» **Objective**: Gather all lines in the records below that include the word "this".

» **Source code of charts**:
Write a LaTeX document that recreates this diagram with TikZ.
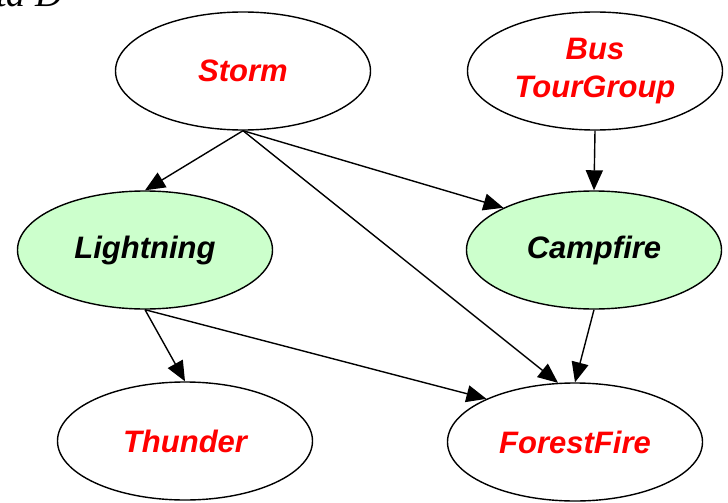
\documentclass[tikz,border=0pt]{standalone}
\usepackage{fontspec}
\setmainfont{Liberation Sans}
\newfontfamily\serifit{Liberation Serif}
\usetikzlibrary{shapes.geometric,arrows.meta}
\definecolor{nodegreen}{HTML}{CCFFCC}
\begin{document}
\begin{tikzpicture}[x=1pt,y=-1pt,
  var/.style={ellipse,draw=black,line width=1.4pt,minimum width=255pt,minimum height=118pt,
    inner sep=0pt,font=\fontsize{31}{38}\selectfont\bfseries\itshape,align=center},
  hidden/.style={var,text=red,fill=white},
  observed/.style={var,text=black,fill=nodegreen},
  edge/.style={line width=1.4pt,-{Triangle[length=20pt,width=17pt]}}]
\useasboundingbox (0,0) rectangle (728,503);
\clip (0,0) rectangle (728,503);
% heading, cut by the top edge
\node[anchor=base west,inner sep=0pt,font=\serifit\fontsize{38}{40}\selectfont\itshape] (title) at (-4,7) {ta D};
% variables
\node[hidden]   (storm)   at (243,71)  {Storm};
\node[hidden]   (bus)     at (595,71)  {Bus\\TourGroup};
\node[observed] (light)   at (145,250) {Lightning};
\node[observed] (camp)    at (594,250) {Campfire};
\node[hidden]   (thunder) at (185,441) {Thunder};
\node[hidden]   (fire)    at (575,442) {ForestFire};
% dependencies
\draw[edge] (storm.south) -- (light.north);
\draw[edge] (storm.south) -- (camp.155);
\draw[edge] (storm.south) -- (fire.106);
\draw[edge] (bus.south) -- (camp.north);
\draw[edge] (light.south) -- (thunder.north);
\draw[edge] (light.south) -- (fire.154);
\draw[edge] (camp.south) -- (fire.north);
\end{tikzpicture}
\end{document}
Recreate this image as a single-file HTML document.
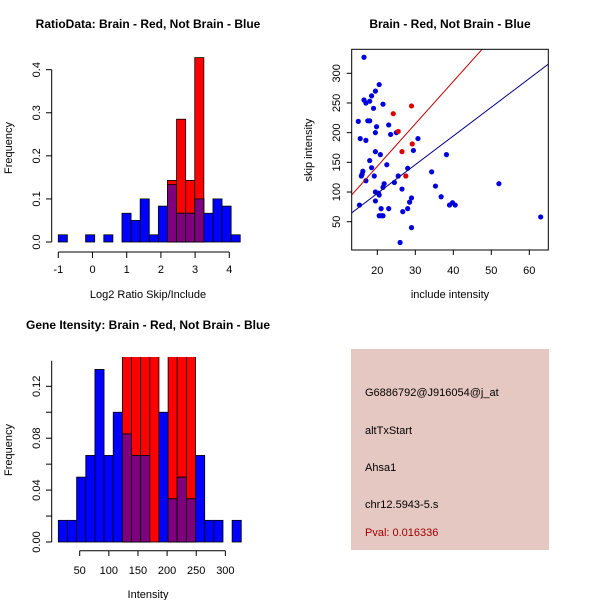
<!DOCTYPE html>
<html><head><meta charset="utf-8"><style>
html,body{margin:0;padding:0;background:#fff;}
svg{display:block;font-family:"Liberation Sans",sans-serif;}
</style></head><body>
<svg id="c" width="600" height="600" viewBox="0 0 600 600">
<g id="p1"></g>
<g id="p2"></g>
<g id="p3"></g>
<g id="p4">
<rect x="351" y="349" width="198" height="201" fill="#e6c8c2"/>
<text x="365" y="396" font-size="11">G6886792@J916054@j_at</text>
<text x="365" y="434" font-size="11">altTxStart</text>
<text x="365" y="471" font-size="11">Ahsa1</text>
<text x="365" y="508" font-size="11">chr12.5943-5.s</text>
<text x="365" y="536" font-size="11" fill="#a00000">Pval: 0.016336</text>
</g>
</svg>
<script>
// ---- panel 1 data
const ratioBinStart = -1;
const ratioBinWidth = 0.266;
const ratioBlue = [0.0167,0,0,0.0167,0,0.0167,0,0.0667,0.05,0.1,0.0167,0.0833,0.133,0.0667,0.0667,0.1,0.0667,0.1,0.0833,0.0167];
const ratioRed = [0,0,0,0,0,0,0,0,0,0,0,0,0.143,0.285,0.143,0.428,0,0,0,0];
const ratioXTicks = [-1,0,1,2,3,4];
const ratioYTicks = [0,0.1,0.2,0.3,0.4];
// ---- panel 2 data
const blueInclude = [16.5,15,15.5,16,16.2,15.8,17,16.5,17,17.5,18,18,18.5,19,19.5,19.5,19.8,19.5,18.5,19.2,18,17,15.3,19.5,19.5,20.5,20.3,20.5,21.5,20.8,20.5,21,21.5,21,21.5,21.8,22.5,23,23,23.5,25,24.5,25.5,26.5,26,26.7,28,28,28.5,29,29,29.5,30.7,34.3,35.3,36.8,38.2,39,39.8,40.5,52,63];
const blueSkip = [327,219,190,130,135,127,187,255,250,220,220,253,262,241,270,200,210,168,141,127,153,119,78,100,85,95,98,281,248,163,60,60,60,72,108,114,146,213,72,197,200,116,127,105,15,67,140,72,83,90,40,170,190,134,110,92,163,78,82,78,114,58];
const redInclude = [24.2,29,29.2,26.5,27.5,25.5];
const redSkip = [232,245,181,168,127,202];
const redFit = [0.3,7.15];
const blueFit = [0.8,4.84];
const scatXTicks = [20,30,40,50,60];
const scatYTicks = [50,100,150,200,250,300];
// ---- panel 3 data
const intBinStart = 13.3;
const intBinWidth = 15.7;
const intBlue = [0.0167,0.0167,0.05,0.0667,0.133,0.0667,0.1,0.0833,0.0667,0.0667,0,0.1,0.0333,0.05,0.0333,0.0667,0.0167,0.0167,0,0.0167];
const intRed = [0,0,0,0,0,0,0,0.2,0.2,0.2,0.2,0,0.2,0.2,0.2,0,0,0,0,0];
const intXTicks = [50,100,150,200,250,300];
const intYTicks = [0,0.02,0.04,0.06,0.08,0.1,0.12];
const intYLabels = ["0.00","","0.04","","0.08","","0.12"];

const NS="http://www.w3.org/2000/svg";
function mk(parent,tag,attrs,text){const e=document.createElementNS(NS,tag);for(const k in attrs)e.setAttribute(k,attrs[k]);if(text!==undefined)e.textContent=text;parent.appendChild(e);return e;}

// ---------- panel 1
(function(){
const g=document.getElementById('p1');
const sx=v=>58.3+(v+1)*34.2, sy=v=>242-v*430.8;
ratioBlue.forEach((b,i)=>{
 const x0=sx(ratioBinStart+i*ratioBinWidth), x1=sx(ratioBinStart+(i+1)*ratioBinWidth);
 const r=ratioRed[i], m=Math.min(b,r);
 if(r>0){const e=mk(g,'rect',{x:x0,y:sy(r),width:x1-x0,height:sy(0)-sy(r),fill:'#ff0000',stroke:'#000','stroke-width':0.8});
 
 }
 if(b>0){const e=mk(g,'rect',{x:x0,y:sy(b),width:x1-x0,height:sy(0)-sy(b),fill:'#0000ff',stroke:'#000','stroke-width':0.8});
 
 }
 if(m>0){const e=mk(g,'rect',{x:x0,y:sy(m),width:x1-x0,height:sy(0)-sy(m),fill:'#7f007f',stroke:'#000','stroke-width':0.8});
 
 }
});
mk(g,'line',{x1:51.7,x2:51.7,y1:sy(0),y2:sy(0.4),stroke:'#000'});
ratioYTicks.forEach(t=>{mk(g,'line',{x1:46,x2:51.7,y1:sy(t),y2:sy(t),stroke:'#000'});
 const e=mk(g,'text',{x:40,y:sy(t),'font-size':11,'text-anchor':'middle',transform:`rotate(-90 40 ${sy(t)})`},String(t===0?'0.0':t));
 
 });
mk(g,'line',{x1:sx(-1),x2:sx(4),y1:252,y2:252,stroke:'#000'});
ratioXTicks.forEach(t=>{mk(g,'line',{x1:sx(t),x2:sx(t),y1:252,y2:258,stroke:'#000'});
 const e=mk(g,'text',{x:sx(t),y:273,'font-size':11,'text-anchor':'middle'},String(t));
 
 });
let e=mk(g,'text',{x:148,y:28,'font-size':12,'font-weight':'bold','text-anchor':'middle'},'RatioData: Brain - Red, Not Brain - Blue');

e=mk(g,'text',{x:148,y:298,'font-size':11,'text-anchor':'middle'},'Log2 Ratio Skip/Include');

e=mk(g,'text',{x:12,y:148,'font-size':11,'text-anchor':'middle',transform:'rotate(-90 12 148)'},'Frequency');

})();

// ---------- panel 2
(function(){
const g=document.getElementById('p2');
const sx=v=>377.3+(v-20)*3.8, sy=v=>73.3+(300-v)*0.5936;
const L=351.7,R=548.3,T=49.3,B=250;
mk(g,'clipPath',{id:'clip2'});
mk(document.getElementById('clip2'),'rect',{x:L,y:T,width:R-L,height:B-T});
const gl=mk(g,'g',{'clip-path':'url(#clip2)'});
blueInclude.forEach((x,i)=>{const e=mk(gl,'circle',{cx:sx(x),cy:sy(blueSkip[i]),r:2.6,fill:'#0000dd'});
 
 });
redInclude.forEach((x,i)=>{const e=mk(gl,'circle',{cx:sx(x),cy:sy(redSkip[i]),r:2.6,fill:'#dd0000'});
 
 });
[[redFit,'#c00000','red-fit-line'],[blueFit,'#00008b','blue-fit-line']].forEach(([f,c,n])=>{
 const e=mk(gl,'line',{x1:sx(10),y1:sy(f[0]+f[1]*10),x2:sx(70),y2:sy(f[0]+f[1]*70),stroke:c,'stroke-width':1});
 
 });
mk(g,'rect',{x:L,y:T,width:R-L,height:B-T,fill:'none',stroke:'#000'});
scatXTicks.forEach(t=>{mk(g,'line',{x1:sx(t),x2:sx(t),y1:B,y2:B+5,stroke:'#000'});
 const e=mk(g,'text',{x:sx(t),y:274,'font-size':11,'text-anchor':'middle'},String(t));
 
 });
scatYTicks.forEach(t=>{mk(g,'line',{x1:L-5,x2:L,y1:sy(t),y2:sy(t),stroke:'#000'});
 const e=mk(g,'text',{x:340,y:sy(t),'font-size':11,'text-anchor':'middle',transform:`rotate(-90 340 ${sy(t)})`},String(t));
 
 });
let e=mk(g,'text',{x:450,y:28,'font-size':12,'font-weight':'bold','text-anchor':'middle'},'Brain - Red, Not Brain - Blue');

e=mk(g,'text',{x:450,y:298,'font-size':11,'text-anchor':'middle'},'include intensity');

e=mk(g,'text',{x:312,y:150,'font-size':11,'text-anchor':'middle',transform:'rotate(-90 312 150)'},'skip intensity');

})();

// ---------- panel 3
(function(){
const g=document.getElementById('p3');
const sx=v=>79.7+(v-50)*0.5827, sy=v=>542-v*1297.5;
mk(g,'clipPath',{id:'clip3'});
mk(document.getElementById('clip3'),'rect',{x:40,y:357,width:220,height:190});
const gb=mk(g,'g',{'clip-path':'url(#clip3)'});
intBlue.forEach((b,i)=>{
 const x0=sx(intBinStart+i*intBinWidth), x1=sx(intBinStart+(i+1)*intBinWidth);
 const r=intRed[i], m=Math.min(b,r);
 if(r>0){const e=mk(gb,'rect',{x:x0,y:sy(r),width:x1-x0,height:sy(0)-sy(r),fill:'#ff0000',stroke:'#000','stroke-width':0.8});
 
 }
 if(b>0){const e=mk(gb,'rect',{x:x0,y:sy(b),width:x1-x0,height:sy(0)-sy(b),fill:'#0000ff',stroke:'#000','stroke-width':0.8});
 
 }
 if(m>0){const e=mk(gb,'rect',{x:x0,y:sy(m),width:x1-x0,height:sy(0)-sy(m),fill:'#7f007f',stroke:'#000','stroke-width':0.8});
 
 }
});
mk(g,'line',{x1:51.7,x2:51.7,y1:sy(0),y2:360.7,stroke:'#000'});
intYTicks.forEach((t,i)=>{mk(g,'line',{x1:46,x2:51.7,y1:sy(t),y2:sy(t),stroke:'#000'});
 if(intYLabels[i]){const e=mk(g,'text',{x:40,y:sy(t),'font-size':11,'text-anchor':'middle',transform:`rotate(-90 40 ${sy(t)})`},intYLabels[i]);
 
 }});
mk(g,'line',{x1:sx(50),x2:sx(300),y1:550.7,y2:550.7,stroke:'#000'});
intXTicks.forEach(t=>{mk(g,'line',{x1:sx(t),x2:sx(t),y1:550.7,y2:556,stroke:'#000'});
 const e=mk(g,'text',{x:sx(t),y:574,'font-size':11,'text-anchor':'middle'},String(t));
 
 });
let e=mk(g,'text',{x:148,y:329,'font-size':12,'font-weight':'bold','text-anchor':'middle'},'Gene Itensity: Brain - Red, Not Brain - Blue');

e=mk(g,'text',{x:148,y:598,'font-size':11,'text-anchor':'middle'},'Intensity');

e=mk(g,'text',{x:12,y:450,'font-size':11,'text-anchor':'middle',transform:'rotate(-90 12 450)'},'Frequency');

})();
</script>
</body></html>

» **Expected output**:
Write a LaTeX document that recreates this diagram with TikZ.
Recreate this image as a single-file HTML document.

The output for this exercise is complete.